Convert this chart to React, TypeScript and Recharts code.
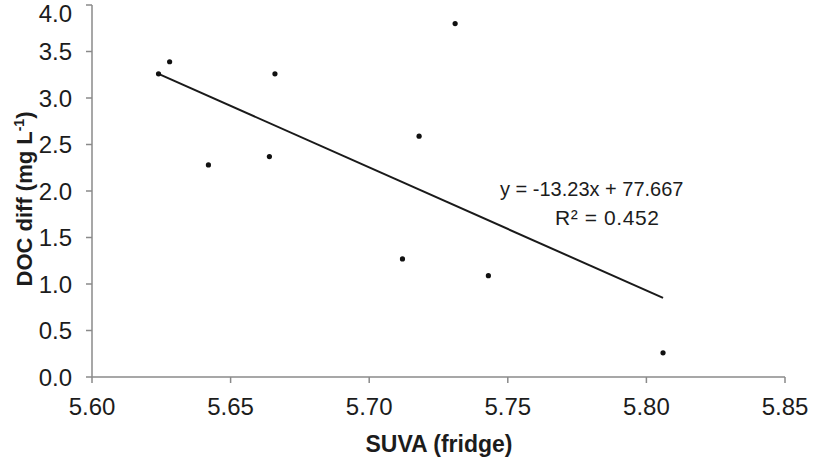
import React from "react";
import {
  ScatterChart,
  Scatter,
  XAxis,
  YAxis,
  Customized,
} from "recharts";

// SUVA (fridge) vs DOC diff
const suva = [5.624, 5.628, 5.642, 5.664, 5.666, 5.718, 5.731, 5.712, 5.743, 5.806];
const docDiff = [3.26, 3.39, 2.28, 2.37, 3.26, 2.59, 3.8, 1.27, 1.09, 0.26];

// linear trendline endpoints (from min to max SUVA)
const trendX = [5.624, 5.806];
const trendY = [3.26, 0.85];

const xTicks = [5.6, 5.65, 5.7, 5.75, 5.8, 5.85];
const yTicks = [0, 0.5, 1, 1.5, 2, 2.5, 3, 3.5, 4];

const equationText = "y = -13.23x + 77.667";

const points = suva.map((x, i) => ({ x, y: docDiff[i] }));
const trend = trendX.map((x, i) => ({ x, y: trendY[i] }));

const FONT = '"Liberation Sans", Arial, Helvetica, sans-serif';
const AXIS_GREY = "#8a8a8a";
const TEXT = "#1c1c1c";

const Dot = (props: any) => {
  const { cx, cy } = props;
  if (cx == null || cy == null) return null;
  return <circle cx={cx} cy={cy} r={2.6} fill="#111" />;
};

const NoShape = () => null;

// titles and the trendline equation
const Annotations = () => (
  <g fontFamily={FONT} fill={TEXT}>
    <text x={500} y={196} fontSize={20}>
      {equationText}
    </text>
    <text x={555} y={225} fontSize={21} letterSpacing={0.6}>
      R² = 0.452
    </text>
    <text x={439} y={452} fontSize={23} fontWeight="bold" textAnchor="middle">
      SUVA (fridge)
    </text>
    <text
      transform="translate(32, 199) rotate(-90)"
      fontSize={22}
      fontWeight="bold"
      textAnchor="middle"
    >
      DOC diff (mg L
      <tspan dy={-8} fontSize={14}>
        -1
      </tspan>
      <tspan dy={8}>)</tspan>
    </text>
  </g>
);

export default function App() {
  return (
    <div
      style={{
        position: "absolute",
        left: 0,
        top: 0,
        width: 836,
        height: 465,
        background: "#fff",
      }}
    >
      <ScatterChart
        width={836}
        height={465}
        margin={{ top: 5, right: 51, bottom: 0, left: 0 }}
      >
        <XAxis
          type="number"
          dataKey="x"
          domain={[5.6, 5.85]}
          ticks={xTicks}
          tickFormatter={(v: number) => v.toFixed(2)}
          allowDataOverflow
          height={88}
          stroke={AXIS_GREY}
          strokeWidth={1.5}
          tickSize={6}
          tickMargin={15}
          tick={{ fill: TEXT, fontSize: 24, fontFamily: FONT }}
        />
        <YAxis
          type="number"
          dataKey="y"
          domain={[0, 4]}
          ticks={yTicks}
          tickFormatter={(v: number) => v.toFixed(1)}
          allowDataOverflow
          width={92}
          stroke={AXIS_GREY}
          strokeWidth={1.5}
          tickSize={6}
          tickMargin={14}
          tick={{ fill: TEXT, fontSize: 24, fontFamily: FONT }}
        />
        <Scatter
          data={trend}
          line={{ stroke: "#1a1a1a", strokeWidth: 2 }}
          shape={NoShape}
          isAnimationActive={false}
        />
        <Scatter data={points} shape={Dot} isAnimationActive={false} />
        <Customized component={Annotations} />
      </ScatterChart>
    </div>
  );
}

→ Request: Give again, exactly, the lines from the start of the data through the one holding "1.27, 1.09, 0.26];"; omit the pictures.

→ Expected answer:
Convert this chart to React, TypeScript and Recharts code.
import React from "react";
import {
  ScatterChart,
  Scatter,
  XAxis,
  YAxis,
  Customized,
} from "recharts";

// SUVA (fridge) vs DOC diff
const suva = [5.624, 5.628, 5.642, 5.664, 5.666, 5.718, 5.731, 5.712, 5.743, 5.806];
const docDiff = [3.26, 3.39, 2.28, 2.37, 3.26, 2.59, 3.8, 1.27, 1.09, 0.26];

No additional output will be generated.